What you have to do: Type out the complete listing below word for word, without its pictures.

Dataset excerpt:

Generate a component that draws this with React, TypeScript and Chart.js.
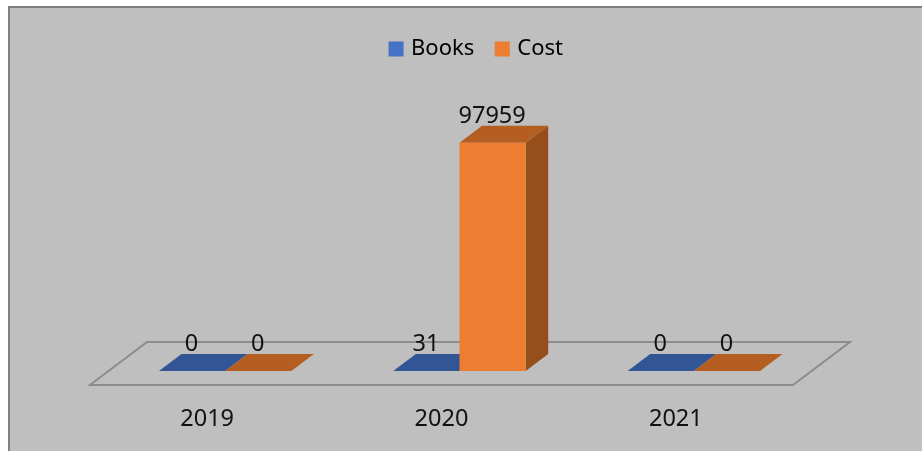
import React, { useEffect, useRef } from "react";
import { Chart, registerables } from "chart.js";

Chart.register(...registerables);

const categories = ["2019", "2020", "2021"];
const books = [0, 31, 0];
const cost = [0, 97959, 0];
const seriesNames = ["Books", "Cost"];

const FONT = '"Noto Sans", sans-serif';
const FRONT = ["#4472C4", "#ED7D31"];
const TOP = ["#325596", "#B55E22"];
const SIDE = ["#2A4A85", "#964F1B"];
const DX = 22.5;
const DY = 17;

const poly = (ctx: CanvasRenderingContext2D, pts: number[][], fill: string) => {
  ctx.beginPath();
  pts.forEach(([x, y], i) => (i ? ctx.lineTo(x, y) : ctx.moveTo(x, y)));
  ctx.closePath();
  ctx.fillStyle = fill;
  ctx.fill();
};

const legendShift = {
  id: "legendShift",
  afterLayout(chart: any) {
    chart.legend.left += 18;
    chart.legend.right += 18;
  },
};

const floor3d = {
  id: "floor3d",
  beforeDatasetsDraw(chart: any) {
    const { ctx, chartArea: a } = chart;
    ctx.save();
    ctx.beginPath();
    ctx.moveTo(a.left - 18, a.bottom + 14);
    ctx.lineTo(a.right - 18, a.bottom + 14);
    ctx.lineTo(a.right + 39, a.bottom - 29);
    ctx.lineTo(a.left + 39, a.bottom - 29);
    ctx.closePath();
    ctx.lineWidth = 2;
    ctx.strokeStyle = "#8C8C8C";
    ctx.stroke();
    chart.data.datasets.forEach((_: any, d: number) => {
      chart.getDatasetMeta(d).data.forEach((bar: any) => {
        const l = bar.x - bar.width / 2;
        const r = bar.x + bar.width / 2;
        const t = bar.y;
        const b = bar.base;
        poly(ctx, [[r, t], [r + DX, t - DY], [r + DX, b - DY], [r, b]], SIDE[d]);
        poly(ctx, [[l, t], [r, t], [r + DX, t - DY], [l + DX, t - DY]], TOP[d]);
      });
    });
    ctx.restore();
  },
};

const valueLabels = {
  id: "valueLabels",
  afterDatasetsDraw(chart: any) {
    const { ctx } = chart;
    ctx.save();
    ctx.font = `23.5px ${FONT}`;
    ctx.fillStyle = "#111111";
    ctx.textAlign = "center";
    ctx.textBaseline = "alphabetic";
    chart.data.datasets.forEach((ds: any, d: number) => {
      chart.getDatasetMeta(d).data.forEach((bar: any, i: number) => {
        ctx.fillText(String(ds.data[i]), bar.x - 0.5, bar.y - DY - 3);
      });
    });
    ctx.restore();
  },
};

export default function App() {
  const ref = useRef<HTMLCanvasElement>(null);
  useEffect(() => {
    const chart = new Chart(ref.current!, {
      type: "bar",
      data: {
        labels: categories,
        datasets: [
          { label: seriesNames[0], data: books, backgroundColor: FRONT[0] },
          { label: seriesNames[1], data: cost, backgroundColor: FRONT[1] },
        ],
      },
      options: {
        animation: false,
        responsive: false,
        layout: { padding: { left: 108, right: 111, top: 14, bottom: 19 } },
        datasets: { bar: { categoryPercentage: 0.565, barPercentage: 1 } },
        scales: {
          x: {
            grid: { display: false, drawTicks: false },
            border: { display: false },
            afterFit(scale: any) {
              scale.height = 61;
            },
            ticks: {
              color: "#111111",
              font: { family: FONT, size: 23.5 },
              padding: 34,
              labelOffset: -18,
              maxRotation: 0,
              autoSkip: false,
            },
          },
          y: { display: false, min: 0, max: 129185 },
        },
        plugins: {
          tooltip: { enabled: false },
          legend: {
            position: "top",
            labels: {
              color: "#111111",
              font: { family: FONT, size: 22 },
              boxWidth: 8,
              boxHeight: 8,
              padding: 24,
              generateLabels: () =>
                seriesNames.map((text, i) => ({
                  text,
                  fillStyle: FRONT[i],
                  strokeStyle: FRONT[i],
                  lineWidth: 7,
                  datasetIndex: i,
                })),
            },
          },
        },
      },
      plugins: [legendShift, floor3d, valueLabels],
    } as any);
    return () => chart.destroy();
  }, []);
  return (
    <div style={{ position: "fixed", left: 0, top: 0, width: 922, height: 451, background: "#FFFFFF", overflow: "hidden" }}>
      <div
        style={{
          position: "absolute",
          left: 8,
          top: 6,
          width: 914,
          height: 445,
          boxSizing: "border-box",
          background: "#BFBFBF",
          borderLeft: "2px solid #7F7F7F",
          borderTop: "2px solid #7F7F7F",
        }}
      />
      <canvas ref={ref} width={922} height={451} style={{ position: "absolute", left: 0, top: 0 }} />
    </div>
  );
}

Task solution:
Generate a component that draws this with React, TypeScript and Chart.js.
import React, { useEffect, useRef } from "react";
import { Chart, registerables } from "chart.js";

Chart.register(...registerables);

const categories = ["2019", "2020", "2021"];
const books = [0, 31, 0];
const cost = [0, 97959, 0];
const seriesNames = ["Books", "Cost"];

const FONT = '"Noto Sans", sans-serif';
const FRONT = ["#4472C4", "#ED7D31"];
const TOP = ["#325596", "#B55E22"];
const SIDE = ["#2A4A85", "#964F1B"];
const DX = 22.5;
const DY = 17;

const poly = (ctx: CanvasRenderingContext2D, pts: number[][], fill: string) => {
  ctx.beginPath();
  pts.forEach(([x, y], i) => (i ? ctx.lineTo(x, y) : ctx.moveTo(x, y)));
  ctx.closePath();
  ctx.fillStyle = fill;
  ctx.fill();
};

const legendShift = {
  id: "legendShift",
  afterLayout(chart: any) {
    chart.legend.left += 18;
    chart.legend.right += 18;
  },
};

const floor3d = {
  id: "floor3d",
  beforeDatasetsDraw(chart: any) {
    const { ctx, chartArea: a } = chart;
    ctx.save();
    ctx.beginPath();
    ctx.moveTo(a.left - 18, a.bottom + 14);
    ctx.lineTo(a.right - 18, a.bottom + 14);
    ctx.lineTo(a.right + 39, a.bottom - 29);
    ctx.lineTo(a.left + 39, a.bottom - 29);
    ctx.closePath();
    ctx.lineWidth = 2;
    ctx.strokeStyle = "#8C8C8C";
    ctx.stroke();
    chart.data.datasets.forEach((_: any, d: number) => {
      chart.getDatasetMeta(d).data.forEach((bar: any) => {
        const l = bar.x - bar.width / 2;
        const r = bar.x + bar.width / 2;
        const t = bar.y;
        const b = bar.base;
        poly(ctx, [[r, t], [r + DX, t - DY], [r + DX, b - DY], [r, b]], SIDE[d]);
        poly(ctx, [[l, t], [r, t], [r + DX, t - DY], [l + DX, t - DY]], TOP[d]);
      });
    });
    ctx.restore();
  },
};

const valueLabels = {
  id: "valueLabels",
  afterDatasetsDraw(chart: any) {
    const { ctx } = chart;
    ctx.save();
    ctx.font = `23.5px ${FONT}`;
    ctx.fillStyle = "#111111";
    ctx.textAlign = "center";
    ctx.textBaseline = "alphabetic";
    chart.data.datasets.forEach((ds: any, d: number) => {
      chart.getDatasetMeta(d).data.forEach((bar: any, i: number) => {
        ctx.fillText(String(ds.data[i]), bar.x - 0.5, bar.y - DY - 3);
      });
    });
    ctx.restore();
  },
};

export default function App() {
  const ref = useRef<HTMLCanvasElement>(null);
  useEffect(() => {
    const chart = new Chart(ref.current!, {
      type: "bar",
      data: {
        labels: categories,
        datasets: [
          { label: seriesNames[0], data: books, backgroundColor: FRONT[0] },
          { label: seriesNames[1], data: cost, backgroundColor: FRONT[1] },
        ],
      },
      options: {
        animation: false,
        responsive: false,
        layout: { padding: { left: 108, right: 111, top: 14, bottom: 19 } },
        datasets: { bar: { categoryPercentage: 0.565, barPercentage: 1 } },
        scales: {
          x: {
            grid: { display: false, drawTicks: false },
            border: { display: false },
            afterFit(scale: any) {
              scale.height = 61;
            },
            ticks: {
              color: "#111111",
              font: { family: FONT, size: 23.5 },
              padding: 34,
              labelOffset: -18,
              maxRotation: 0,
              autoSkip: false,
            },
          },
          y: { display: false, min: 0, max: 129185 },
        },
        plugins: {
          tooltip: { enabled: false },
          legend: {
            position: "top",
            labels: {
              color: "#111111",
              font: { family: FONT, size: 22 },
              boxWidth: 8,
              boxHeight: 8,
              padding: 24,
              generateLabels: () =>
                seriesNames.map((text, i) => ({
                  text,
                  fillStyle: FRONT[i],
                  strokeStyle: FRONT[i],
                  lineWidth: 7,
                  datasetIndex: i,
                })),
            },
          },
        },
      },
      plugins: [legendShift, floor3d, valueLabels],
    } as any);
    return () => chart.destroy();
  }, []);
  return (
    <div style={{ position: "fixed", left: 0, top: 0, width: 922, height: 451, background: "#FFFFFF", overflow: "hidden" }}>
      <div
        style={{
          position: "absolute",
          left: 8,
          top: 6,
          width: 914,
          height: 445,
          boxSizing: "border-box",
          background: "#BFBFBF",
          borderLeft: "2px solid #7F7F7F",
          borderTop: "2px solid #7F7F7F",
        }}
      />
      <canvas ref={ref} width={922} height={451} style={{ position: "absolute", left: 0, top: 0 }} />
    </div>
  );
}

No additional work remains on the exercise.